In 2013, if one of the couples is from a single child family, they are allowed to have a second child. This new exemption was available to over 12 million couples, but only about 12 percent of eligible couples applied.
In 2016, the One-Child Policy was scrapped, and parents were permitted to have two children.
In 2021, China announced that it will allow couples to have up to three children.
What did Chinese people think about this policy?
The policy has been in place for a very long time, and Chinese people have gotten used to it and found ways to adapt and make the best of it.
While they may have understood the reasoning behind the policy, many people were angered and deeply hurt by the unacceptable ways in which it was enforced over the years with forced abortions and forced sterilizations. Children who were born illegally were left without social standing, unable to get a job unless the penalty was paid.
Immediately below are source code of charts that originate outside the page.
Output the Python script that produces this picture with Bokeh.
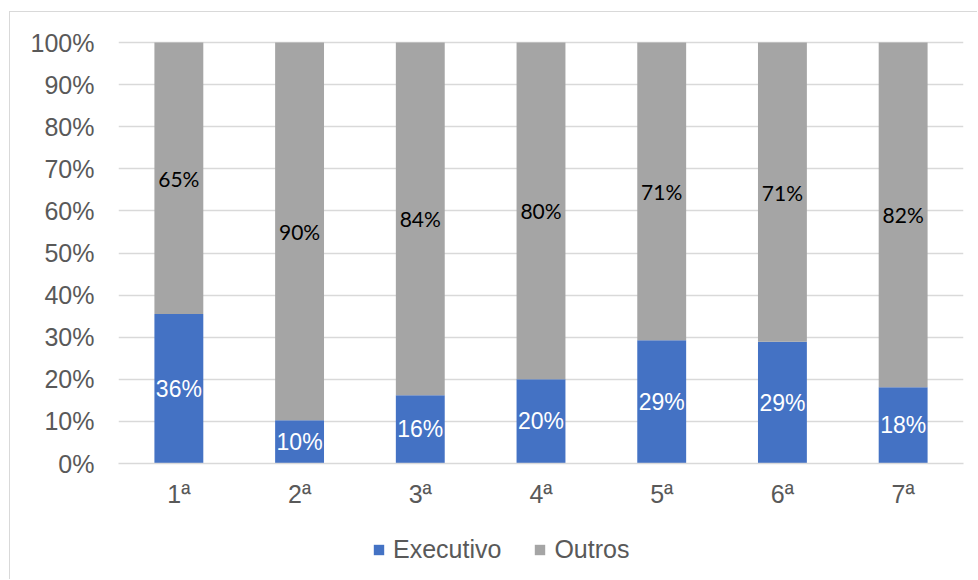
from bokeh.plotting import figure
from bokeh.layouts import column
from bokeh.models import (ColumnDataSource, FactorRange, Range1d, FixedTicker,
                          Legend, LegendItem)
from bokeh.core.properties import value
from bokeh.embed import file_html
from bokeh.resources import INLINE

# Share of each series per round (percent)
categories = ["1ª", "2ª", "3ª", "4ª", "5ª", "6ª", "7ª"]
executivo = [35.5, 10.3, 16.2, 20.0, 29.3, 28.9, 18.1]
outros = [100 - v for v in executivo]
series_names = ["Executivo", "Outros"]
y_ticks = [0, 10, 20, 30, 40, 50, 60, 70, 80, 90, 100]
y_tick_labels = ["0%", "10%", "20%", "30%", "40%", "50%", "60%", "70%", "80%", "90%", "100%"]

BLUE = "#4472C4"
GREY = "#A5A5A5"
GRID = "#D9D9D9"
TEXT = "#595959"
FONT = "Liberation Sans"


def pct(v):
    return "%d%%" % int(v + 0.5)


source = ColumnDataSource(dict(
    cat=categories,
    executivo=executivo,
    outros=outros,
    exec_mid=[v / 2 for v in executivo],
    outros_mid=[e + o / 2 for e, o in zip(executivo, outros)],
    exec_lbl=[pct(v) for v in executivo],
    outros_lbl=[pct(v) for v in outros],
))

# Main stacked-bar chart
p = figure(
    width=967, height=505,
    x_range=FactorRange(*categories),
    y_range=Range1d(0, 100 * 423 / 421),
    output_backend="svg", toolbar_location=None,
    min_border_left=108, min_border_right=14,
    min_border_top=28, min_border_bottom=54,
)
p.outline_line_color = None
p.background_fill_color = "white"
p.border_fill_color = "white"

bars = p.vbar_stack(["executivo", "outros"], x="cat", width=0.405,
                    color=[BLUE, GREY], line_color=None, source=source)

p.text(x="cat", y="exec_mid", text="exec_lbl", source=source,
       text_align="center", text_baseline="middle", text_color="white",
       text_font=value(FONT), text_font_size="23px")
p.text(x="cat", y="outros_mid", text="outros_lbl", source=source,
       text_align="center", text_baseline="middle", text_color="black",
       text_font=value("Lato"), text_font_size="21px")

p.xgrid.grid_line_color = None
p.ygrid.grid_line_color = GRID
p.ygrid.grid_line_width = 1.5
p.yaxis.ticker = FixedTicker(ticks=y_ticks)
p.yaxis.major_label_overrides = {t: l for t, l in zip(y_ticks, y_tick_labels)}
p.yaxis.axis_line_color = None
p.yaxis.minor_tick_line_color = None
p.yaxis.major_label_standoff = 24
p.xaxis.axis_line_color = GRID
p.xaxis.axis_line_width = 1.5
p.xaxis.major_label_standoff = 16
for ax in (p.xaxis, p.yaxis):
    ax.major_tick_line_color = None
    ax.major_tick_out = 0
    ax.major_tick_in = 0
    ax.major_label_text_font = FONT
    ax.major_label_text_font_size = "25px"
    ax.major_label_text_color = TEXT

# Legend strip under the chart; swatch colours come from two flat (zero-height) bars
lg = figure(
    width=967, height=62,
    x_range=Range1d(0, 1), y_range=Range1d(0, 1),
    x_axis_type=None, y_axis_type=None,
    output_backend="svg", toolbar_location=None,
    min_border=0,
)
lg.outline_line_color = None
lg.grid.visible = False
swatch_src = ColumnDataSource(dict(x=[0.5], top=[0.0]))
swatches = [lg.vbar(x="x", top="top", width=0.4, color=c, line_color=None, source=swatch_src)
            for c in (BLUE, GREY)]

legend = Legend(
    items=[LegendItem(label=n, renderers=[r]) for n, r in zip(series_names, swatches)],
    orientation="horizontal", location=(254, 15),
    glyph_width=13, glyph_height=13, label_standoff=8, spacing=32,
    label_text_font=FONT, label_text_font_size="25px",
    label_text_color=TEXT, border_line_color=None, background_fill_alpha=0,
    padding=0, margin=0,
)
lg.add_layout(legend, "center")

page = column(p, lg, spacing=0,
              styles={"margin-left": "9px", "margin-top": "11px",
                      "border-left": "1px solid #D9D9D9", "border-top": "1px solid #D9D9D9"})

open("out.html", "w").write(file_html(page, INLINE))
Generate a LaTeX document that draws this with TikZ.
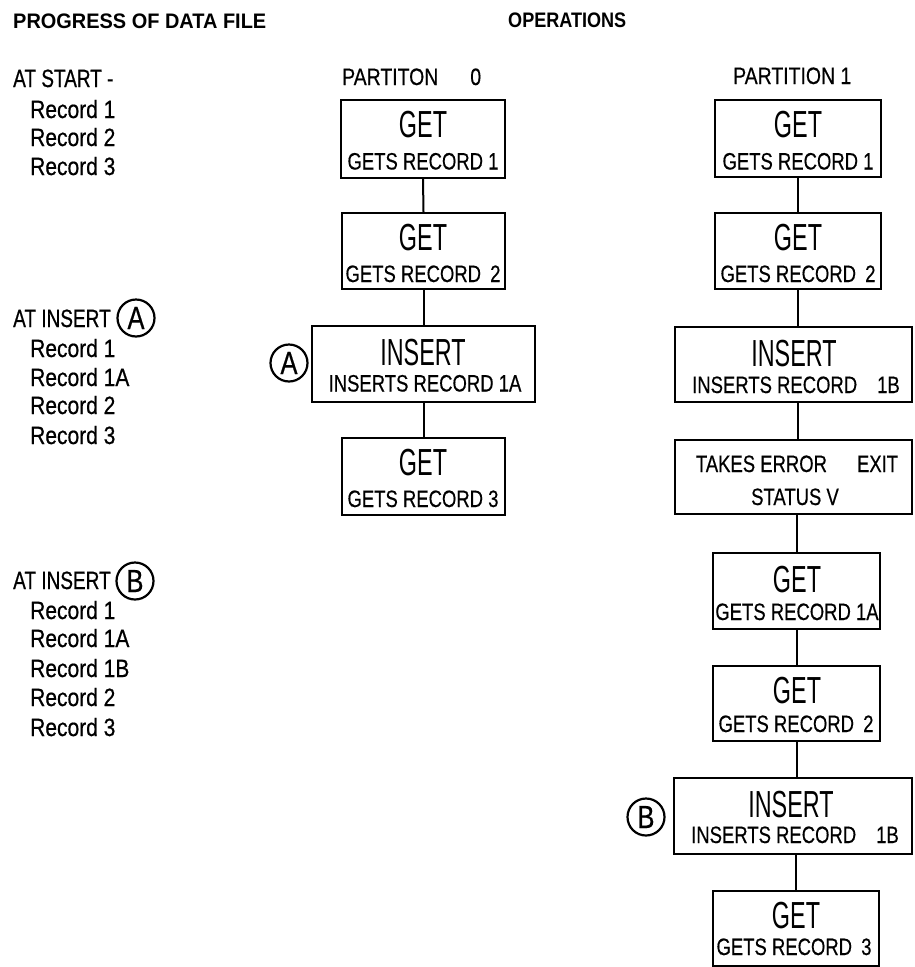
\documentclass[tikz,border=0pt]{standalone}
\usepackage{fontspec}
\setmainfont{Liberation Sans}
\newfontfamily\fSub[FakeStretch=0.78,FakeBold=0.4]{Liberation Sans}
\newfontfamily\fBig[FakeStretch=0.62]{Liberation Sans}
\newfontfamily\fRec[FakeStretch=0.84,FakeBold=0.6]{Liberation Sans}
\newfontfamily\fHd[FakeStretch=0.76,FakeBold=0.6]{Liberation Sans}
\newfontfamily\fTtlA[FakeStretch=0.95]{Liberation Sans}
\newfontfamily\fTtlB[FakeStretch=0.86]{Liberation Sans}
\newfontfamily\fPart[FakeStretch=0.82,FakeBold=0.4]{Liberation Sans}
\newfontfamily\fCirc[FakeStretch=0.8,FakeBold=0.4]{Liberation Sans}
\newcommand\mkbox[5]{\node[opbox, minimum width={(#4)-(#2)}, minimum height={(#5)-(#3)}] (#1) at ({((#2)+(#4))/2},{((#3)+(#5))/2}) {};}
\tikzset{
  opbox/.style={draw, rectangle, line width=2.4pt, inner sep=0pt},
  link/.style={line width=2pt},
  bigt/.style={font=\fBig\fontsize{37.7}{38}\selectfont, inner sep=0pt, anchor=base},
  subt/.style={font=\fSub\fontsize{23.7}{24}\selectfont, inner sep=0pt, anchor=base},
  rect/.style={font=\fRec\fontsize{25}{25}\selectfont, inner sep=0pt, anchor=base west},
  hdrt/.style={font=\fHd\fontsize{25}{25}\selectfont, inner sep=0pt, anchor=base west},
  tagc/.style={circle, draw, line width=2.2pt, minimum size=37pt, inner sep=0pt, font=\fCirc\fontsize{32}{32}\selectfont},
  ttlA/.style={font=\fTtlA\bfseries\fontsize{21}{21}\selectfont, inner sep=0pt, anchor=base west},
  ttlB/.style={font=\fTtlB\bfseries\fontsize{21}{21}\selectfont, inner sep=0pt, anchor=base west},
  partl/.style={font=\fPart\fontsize{23.7}{24}\selectfont, inner sep=0pt, anchor=base west}
}
\begin{document}
\begin{tikzpicture}[x=1pt,y=-1pt]
\useasboundingbox (0,0) rectangle (914,967);

% titles
\node[ttlA] (t1) at (13,28.5) {PROGRESS OF DATA FILE};
\node[ttlB] (t2) at (508,27.5) {OPERATIONS};
\node[partl] (p0) at (342,85) {PARTITON\hspace{32pt}0};
\node[partl] (p1) at (733,84) {PARTITION 1};

% left column
\node[hdrt] (h1) at (13,87) {AT START -};
\node[rect] (r11) at (30,118) {Record 1};
\node[rect] (r12) at (30,146) {Record 2};
\node[rect] (r13) at (30,175) {Record 3};

\node[hdrt] (h2) at (13,327) {AT INSERT};
\node[tagc] (cA1) at (136,318) {A};
\node[rect] (r21) at (30,357) {Record 1};
\node[rect] (r22) at (30,386) {Record 1A};
\node[rect] (r23) at (30,414) {Record 2};
\node[rect] (r24) at (30,444) {Record 3};

\node[hdrt] (h3) at (13,589) {AT INSERT};
\node[tagc] (cB1) at (135,581) {B};
\node[rect] (r31) at (30,619) {Record 1};
\node[rect] (r32) at (30,647) {Record 1A};
\node[rect] (r33) at (30,677) {Record 1B};
\node[rect] (r34) at (30,706) {Record 2};
\node[rect] (r35) at (30,736) {Record 3};

% partition 0
\mkbox{a1}{341}{100}{505}{178}
\mkbox{a2}{342}{213}{505}{289}
\mkbox{a3}{312}{326}{535}{402}
\mkbox{a4}{342}{438}{505}{515}
\node[bigt] (a1t) at (423,137) {GET};
\node[subt] (a1s) at (423,169.5) {GETS RECORD 1};
\node[bigt] (a2t) at (423,250) {GET};
\node[subt] (a2s) at (423,282) {GETS RECORD\hspace{4pt} 2};
\node[bigt] (a3t) at (423,365) {INSERT};
\node[subt] (a3s) at (425,391.5) {INSERTS RECORD 1A};
\node[bigt] (a4t) at (423,475) {GET};
\node[subt] (a4s) at (423,507) {GETS RECORD 3};
\node[tagc] (cA2) at (289,363) {A};
\draw[link] (a1.south) -- (a2.north);
\draw[link] (a2.south) -- (a2.south |- a3.north);
\draw[link] (a4.north |- a3.south) -- (a4.north);

% partition 1
\mkbox{b1}{715}{100}{881}{177}
\mkbox{b2}{715}{213}{881}{289}
\mkbox{b3}{675}{327}{912}{402}
\mkbox{b4}{675}{440}{912}{514}
\mkbox{b5}{713}{553}{880}{629}
\mkbox{b6}{713}{666}{880}{741}
\mkbox{b7}{674}{778}{912}{854}
\mkbox{b8}{713}{891}{879}{966}
\node[bigt] (b1t) at (798,137) {GET};
\node[subt] (b1s) at (798,169.5) {GETS RECORD 1};
\node[bigt] (b2t) at (798,250) {GET};
\node[subt] (b2s) at (798,282) {GETS RECORD\hspace{4pt} 2};
\node[bigt] (b3t) at (794,366) {INSERT};
\node[subt] (b3s) at (796,393) {INSERTS RECORD\hspace{20pt}1B};
\node[subt] (b4a) at (797,472) {TAKES ERROR\hspace{30pt}EXIT};
\node[subt] (b4b) at (795,505) {STATUS V};
\node[bigt] (b5t) at (797,592) {GET};
\node[subt] (b5s) at (797,620) {GETS RECORD 1A};
\node[bigt] (b6t) at (797,703) {GET};
\node[subt] (b6s) at (796,732) {GETS RECORD\hspace{4pt} 2};
\node[bigt] (b7t) at (791,817) {INSERT};
\node[subt] (b7s) at (795,843) {INSERTS RECORD\hspace{20pt}1B};
\node[bigt] (b8t) at (796,928) {GET};
\node[subt] (b8s) at (794,955) {GETS RECORD\hspace{4pt} 3};
\node[tagc] (cB2) at (646,817) {B};
\draw[link] (b1.south) -- (b2.north);
\draw[link] (b2.south) -- (b2.south |- b3.north);
\draw[link] (b2.south |- b3.south) -- (b2.south |- b4.north);
\draw[link] (b5.north |- b4.south) -- (b5.north);
\draw[link] (b5.south) -- (b6.north);
\draw[link] (b6.south) -- (b6.south |- b7.north);
\draw[link] (b8.north |- b7.south) -- (b8.north);
\end{tikzpicture}
\end{document}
Parents were especially devastated when ill-fortune befell their only offspring.
Traditionally, most Chinese children care for their parents through to their old age, as demonstrated in the Chinese expression 养儿防老 (yang er fang lao), meaning “raise children to provide for old age”. Filial piety—the Confucian idea describing respect for one’s parents and the responsibility for adult children to care for their parents as they age—is a central value in traditional Chinese culture. The policy poses a big risk for those parents who just have one child. The death of the only child(Shidu in Chinese) is a disaster for any one-child family. According to an estimation by the Chinese Academy of Social Sciences, there are already more than one million parents who lost their only child and the data grows by 76,000 each year.
Now the government encourages couples to have more children. The common incentives include cash handouts, real estate subsidies, and extension of maternity leave. But the high cost of raising children is deterring parents from having more, especially among the country’s growing middle class. The government should solve the problem that women encounter during pregnancy, childbirth, nursery, and school enrolment.